De Zhou-dynastie (eind 10e eeuw voor Christus - 256 voor Christus), oude spelwijze Tsjow-dynastie, volgde de Shang-dynastie op en ging vooraf aan de Qin-dynastie in China. De Zhou-dynastie hield langer stand dan welke andere dynastie in de geschiedenis van China ook.
Inrichting
In de Chinese historische traditie wettigden de heersers van Zhou hun leiderschap door het Hemels Mandaat aan te halen, het begrip dat de heerser (de "Zoon des Hemels") over goddelijk recht beschikte en dat zijn onttroning zou bewijzen dat hij het mandaat had verloren. Het Mandaat van de Hemel vestigde de veronderstelde goddelijke voorvader van Zhou, Tian-Huang-Shangdi, boven de goddelijke voorvader van de Shang-dynastie, Shangdi. De doctrine verklaarde en rechtvaardigde de nalating van Xia en Shang, terwijl zij tezelfdertijd de legitimiteit van huidige en toekomstige heersers steunde. De Zhou-dynastie werd opgericht door de familie Ji en had haar hoofdstad in Hao (dicht bij de huidige stad Xi'an). De vroege Zhou-dynastie deelde de taal en de cultuur van Shang (Yin), maar breidde zich tegelijkertijd uit door verovering en kolonisatie.

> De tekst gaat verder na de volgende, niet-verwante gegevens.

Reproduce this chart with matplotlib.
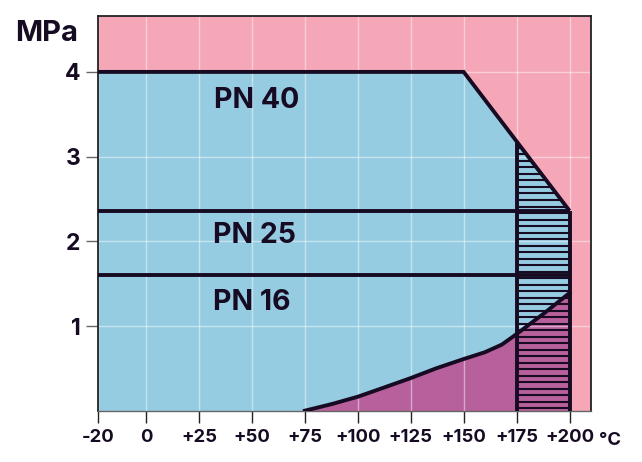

In de westelijke historiografie wordt de Zhou-dynastie vaak bestempeld als feodaal, omdat de vroege gedecentraliseerde controle van Zhou vergelijkingen met de middeleeuwse regering in Europa oproept. In de Chinese marxistische historiografie wordt de Zhou-dynastie aangemerkt als het begin van de feodale fase van de Chinese geschiedenis.
Korte geschiedenis
In 770 v.Chr. werd de hoofdstad verwoest door barbaren uit het westen. De Zhou-koning Ping verplaatste de hoofdstad oostwaarts naar Luoyi (het huidige Luoyang) in veiliger gebied. In de historiografie wordt dit het einde van de Westelijke Zhou-dynastie en het begin van de Oostelijke Zhou-dynastie genoemd. Kort daarna in 722 v.Chr. volgde het begin van de Periode van Lente en Herfst. In deze periode kwam duidelijk naar voren dat de koninklijke familie voortaan geen macht meer had, want de leenmannen gingen hun eigen gang. De leenmannen werden krijgsheren en voerden onderling vaak oorlog en stichtten hun eigen staatjes.
In 403 v.Chr. valt de sterke staat Jin uiteen in drie staten. Dit wordt gezien als het begin van de Periode van de Strijdende Staten.
Rond 318 v.Chr. ontstond het rijk van het Xiong Nu-volk. Zij vielen China vaak lastig door de Zijderoute te blokkeren.
In de 4e en 3e eeuw kwam de staat Qin op, die de ene na de andere staat onderwierp. Het gebied van Zhou (het 'Koninklijk Gebied') was niet heilig; in 256 v.Chr. nam Qin de regio in, waarmee de Zhou-dynastie officieel eindigde. In feite waren de Zhou-koningen al lang niet meer belangrijk.
Ontstaan Chinese schrift
Tijdens de Zhou-periode ontstaat als vorm van het Chinese traditionele karakterschrift het zegelschrift. Uitingen hiervan worden teruggevonden op bronzen schalen en vaatwerk.